Vragen van het lid Ferrier (CDA) aan de staatssecretaris van Onderwijs, Cultuur en Wetenschap en de minister van Justitie over onduidelijkheid rondom regels voor machtiging tot voorlopig verblijf (MVV) voor Surinaamse studenten (ingezonden 4 mei 2010).

Antwoord van staatssecretaris Van Bijsterveldt-Vliegenthart (Onderwijs, Cultuur en Wetenschap), mede namens de minister van Justitie (ontvangen 23 juni 2010).

Vraag 1

Kent u de berichten van de Vereniging Surinaamse Studenten Amsterdam (VSSA) «Borgsom 10 000 euro geen verplichting»1 en «VSSA onderzoekt inschrijfprocedure»2?

Antwoord 1

Ja.

Vraag 2

Bent u bekend met het feit dat er aan de situatie ten aanzien van de borg van 10 000 euro, waarover studenten van buiten de EU, dus ook uit Suriname, moeten beschikken nog niets veranderd is, terwijl u in de beantwoording van schriftelijke vragen hierover3 aangaf het onwenselijk te vinden dat de procedures en eisen van instellingen voor Hoger Onderwijs onderling sterk verschillen?

Antwoord 2

Ik ben bekend met de verschillen in procedures.

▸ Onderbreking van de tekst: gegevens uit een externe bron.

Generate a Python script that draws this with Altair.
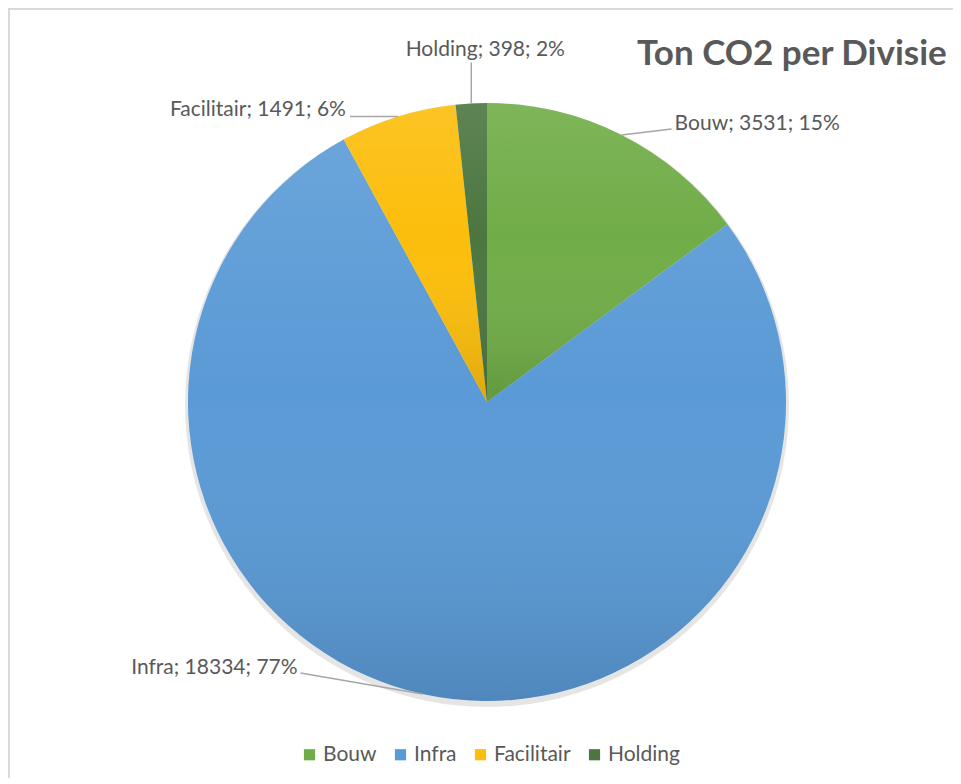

Studenten van buiten de EER kunnen maar beperkt werken naast hun studie (maximaal 10 uur per week) en zijn dus beperkt in hun inkomsten. Daarom moeten zij, voor ze toegelaten worden tot de opleiding, aan de instelling aantonen over voldoende middelen te beschikken. De instelling staat vervolgens garant voor de student. Er zijn verschillende mogelijkheden voor de student om voldoende middelen van bestaan aan te tonen. Bij de beantwoording van uw vragen over dit onderwerp, is u toegezegd dat de instellingen hierover geïnformeerd werden. Over dit onderwerp is met de koepels gesproken. Er blijkt echter nog steeds onduidelijkheid bij de instellingen te zijn. Ik zal de instellingen nader per brief informeren.

Vraag 3

Hoe beoordeelt u de uitspraak dat deze borg een eis is van de Immigratie- en Naturalisatiedienst (IND)?

Antwoord 3

Er is een vereiste dat de student bewijst voldoende solvabel te zijn, aangezien de instelling garant staat voor de student. Zoals aangegeven in de eerdere antwoorden kan dit op verschillende manieren. De borg is één van deze manieren. Op zichzelf is dit dus géén eis van de IND, maar één van de mogelijkheden.

Vraag 4

Deelt u de mening dat, als dit een eis van de IND is, het des te vreemder is dat verschillende instellingen die eis verschillend uitvoeren?

Antwoord 4

Zie antwoord op vraag 3.

Vraag 5

Deelt u de mening dat het vragen van een borg van 10 000 euro niet de beste manier is om jong talent te stimuleren in Nederland te studeren, maar voor een ander land te kiezen, omdat vrijwel niemand 10 000 euro zomaar op de plank heeft liggen?

Antwoord 5

In de antwoorden op de vorige vragen wordt duidelijk dat deze borg niet noodzakelijk is, maar dat studenten wél over voldoende middelen van bestaan moeten kunnen beschikken.

Vraag 6

Deelt u de mening dat het vragen van een Financial Statement een even effectieve manier is om de financiële zekerheid te borgen en dat dit een meer vriendelijke methode is voor komende studenten?

Antwoord 6

Deze methode staat de studenten dan ook vrij. Ik merk hierbij wel op dat verschillende instellingen bij gesprekken te kennen gaven dat studenten deze mogelijkheid zelf niet graag gebruiken: het verkrijgen van een betrouwbare bankverklaring is niet altijd eenvoudig.

Vraag 7

Bent u bereid deze vragen op korte termijn te beantwoorden, zodat er duidelijkheid komt over de eisen en procedures voor inschrijving aan Nederlandse Instellingen voor Hoger Onderwijs, nu de periode van inschrijving weer voor de deur staat?

Antwoord 7

Gezien de politiek hectische periode heeft de beantwoording van deze vragen helaas meer tijd gekost dan ik wenselijk acht. De beloofde brief aan de instellingen zal nog in juni worden verstuurd.


XNoot
1

Vereniging Surinaamse Studenten Amsterdam, 12 april 2010: «Borgsom 10 000 euro geen verplichting».

XNoot
2

Vereniging Surinaamse Studenten Amsterdam, 15 april 2010: «VSSA onderzoekt inschrijfprocedure».

XNoot
3

Aanhangsel Handelingen, vergaderjaar 2008–2009, nr. 3744.